Star Streams in Triaxial Isochrone Potentials with Sub-Halos

TL;DR

This study models the evolution of tidal streams in a triaxial isochrone potential with sub-halos, revealing how sub-halos influence stream morphology, density variations, and velocity distributions, aiding dark matter substructure detection.

Contribution

It introduces a simplified yet accurate model for stream evolution in complex potentials with sub-halos, enabling detailed analysis of their effects on stream properties.

Findings

High eccentricity streams can disperse significantly, with only a few percent of material remaining dense.

Sub-halos broaden streams and displace their centerlines, depending on orbital parameters.
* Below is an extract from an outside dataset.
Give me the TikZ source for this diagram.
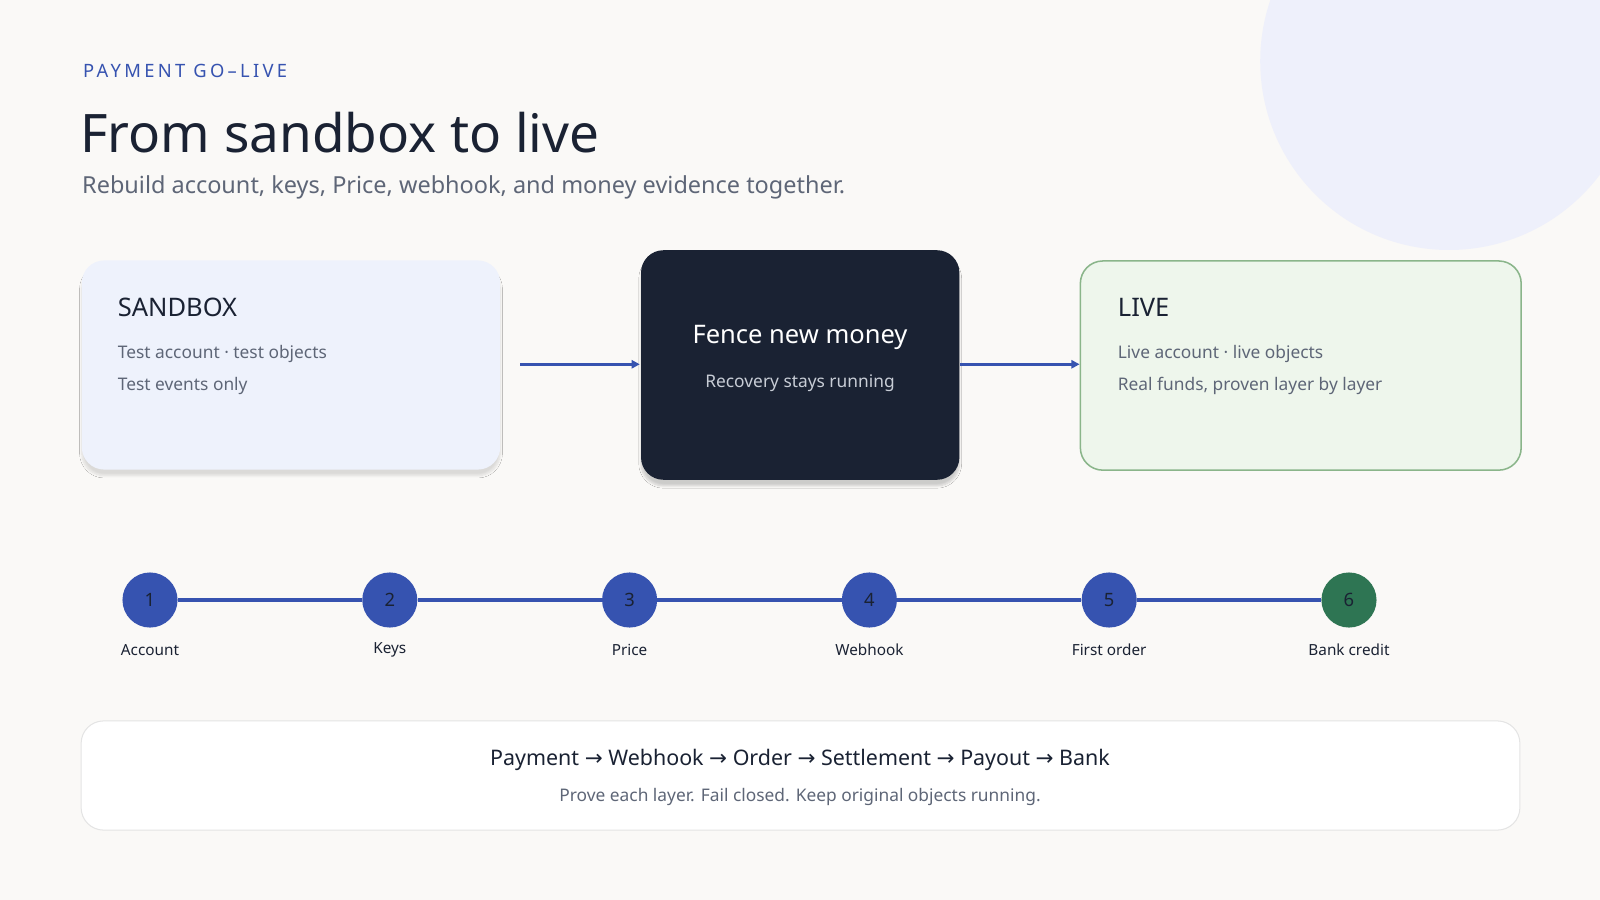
\documentclass[tikz,border=0pt]{standalone}
\usepackage{fontspec}
\setmainfont{Noto Sans}
\newfontfamily\arr{DejaVu Sans}
\usetikzlibrary{shadows.blur,arrows.meta}
\definecolor{bg}{HTML}{FAF9F7}
\definecolor{ink}{HTML}{1A2233}
\definecolor{blu}{HTML}{3653B0}
\definecolor{gry}{HTML}{5E6677}
\definecolor{grn}{HTML}{2E7553}
\definecolor{deco}{HTML}{EEF0FB}
\begin{document}
\begin{tikzpicture}[x=1pt,y=-1pt,
  card/.style={rounded corners=22pt,anchor=north west,inner sep=0pt},
  stepc/.style={circle,minimum size=54pt,inner sep=0pt,fill=blu,text=ink,font=\fontsize{18}{20}\selectfont},
  lab/.style={font=\fontsize{15}{18}\selectfont,text=ink},
  conn/.style={draw=blu,line width=3pt},
  arrow/.style={conn,-{Triangle[length=8pt,width=8pt]}},
  small/.style={font=\fontsize{17}{20}\selectfont,text=gry,anchor=west}]
\fill[bg] (0,0) rectangle (1568,882);
\useasboundingbox (0,0) rectangle (1568,882);
\begin{scope}
\clip (0,0) rectangle (1568,882);
\fill[deco] (1420,60) circle (185);
\end{scope}
\node[anchor=west,text=blu,font=\fontsize{18}{20}\selectfont] (kick) at (78,70) {\addfontfeature{LetterSpace=18}PAYMENT GO–LIVE};
\node[anchor=west,text=ink,font=\fontsize{52}{56}\selectfont\bfseries] (title) at (75,130) {From sandbox to live};
\node[anchor=west,text=gry,font=\fontsize{23}{26}\selectfont] (sub) at (77,184) {Rebuild account, keys, Price, webhook, and money evidence together.};
% cards
\node[card,minimum width=410pt,minimum height=205pt,fill={rgb,255:red,238;green,242;blue,252},blur shadow={shadow blur steps=8,shadow xshift=0pt,shadow yshift=-6pt,shadow opacity=12}] (sb) at (80,255) {};
\node[card,minimum width=312pt,minimum height=225pt,fill=ink,blur shadow={shadow blur steps=8,shadow xshift=0pt,shadow yshift=-6pt,shadow opacity=18}] (fence) at (628,245) {};
\node[card,minimum width=432pt,minimum height=205pt,fill={rgb,255:red,238;green,246;blue,236},draw={rgb,255:red,138;green,181;blue,138},line width=1.5pt] (live) at (1058,255) {};
\node[anchor=west,text=ink,font=\fontsize{25}{28}\selectfont] (sbt) at (112,301) {SANDBOX};
\node[small] (sb1) at (112,347) {Test account · test objects};
\node[small] (sb2) at (112,378) {Test events only};
\node[text=white,font=\fontsize{25}{28}\selectfont] (ft) at (784,331) {Fence new money};
\node[text={rgb,255:red,200;green,205;blue,214},font=\fontsize{17}{20}\selectfont] (f1) at (784,376) {Recovery stays running};
\node[anchor=west,text=ink,font=\fontsize{25}{28}\selectfont] (lt) at (1092,301) {LIVE};
\node[small] (l1) at (1092,347) {Live account · live objects};
\node[small] (l2) at (1092,378) {Real funds, proven layer by layer};
\coordinate (a0) at (510,357);
\coordinate (a1) at (627,357);
\coordinate (a2) at (941,357);
\coordinate (a3) at (1058,357);
\draw[arrow] (a0) -- (a1);
\draw[arrow] (a2) -- (a3);
% timeline
\foreach \i/\x/\t in {1/147/Account,2/382/Keys,3/617/Price,4/852/Webhook,5/1087/First order,6/1322/Bank credit}{
  \node[lab] (t\i) at (\x,637) {\t};
}
\node[stepc] (s1) at (147,588) {1};
\node[stepc] (s2) at (382,588) {2};
\node[stepc] (s3) at (617,588) {3};
\node[stepc] (s4) at (852,588) {4};
\node[stepc] (s5) at (1087,588) {5};
\node[stepc,fill=grn] (s6) at (1322,588) {6};
\foreach \a/\b in {s1/s2,s2/s3,s3/s4,s4/s5,s5/s6}{\draw[conn] (\a) -- (\b);}
% bottom
\node[card,minimum width=1410pt,minimum height=107pt,fill=white,draw={rgb,255:red,228;green,228;blue,228},line width=1pt] (bot) at (79,706) {};
\node[text=ink,font=\fontsize{21}{24}\selectfont] (b1) at (784,745) {Payment {\arr→} Webhook {\arr→} Order {\arr→} Settlement {\arr→} Payout {\arr→} Bank};
\node[text=gry,font=\fontsize{17}{20}\selectfont] (b2) at (784,781) {Prove each layer. Fail closed. Keep original objects running.};
\end{tikzpicture}
\end{document}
Density gaps and velocity offsets are detectable even with small sub-halo mass fractions (~0.2%).

Abstract

The velocity, position, and action variable evolution of a tidal stream drawn out of a star cluster in a triaxial isochrone potential containing a sub-halo population reproduces many of the orbital effects of more general cosmological halos but allows easy calculation of orbital actions. We employ a spherical shell code which we show accurately reproduces the results of a tree gravity code for a collisionless star cluster. Streams from clusters on high eccentricity orbits, $e\gtrsim 0.6$, can spread out so much that the amount of material at high enough surface density to stand out on the sky may be only a few percent of the stream's total mass. Low eccentricity streams remain more spatially coherent, but sub-halos both broaden the stream and displace the centerline with details depending on the orbits allowed within the potential. Overall, the majority of stream particles have changes in their total actions of only 1-2\%, leaving the mean stream relatively undisturbed. A halo with 1\% of the mass in sub-halos typically spreads the velocity distribution about a factor of two wider than would be expected for a smooth halo. Strong density variations, "gaps", along with mean velocity offsets, are clearly detected in low eccentricity streams for even a 0.2\% sub-halo mass fraction. Around one hundred velocity measurements per kiloparsec of stream will enable tests for the presence of a local sub-halo density as small as 0.2-0.5\% of the local mass density, with about 1\% predicted for 30 kiloparsec orbital radii streams.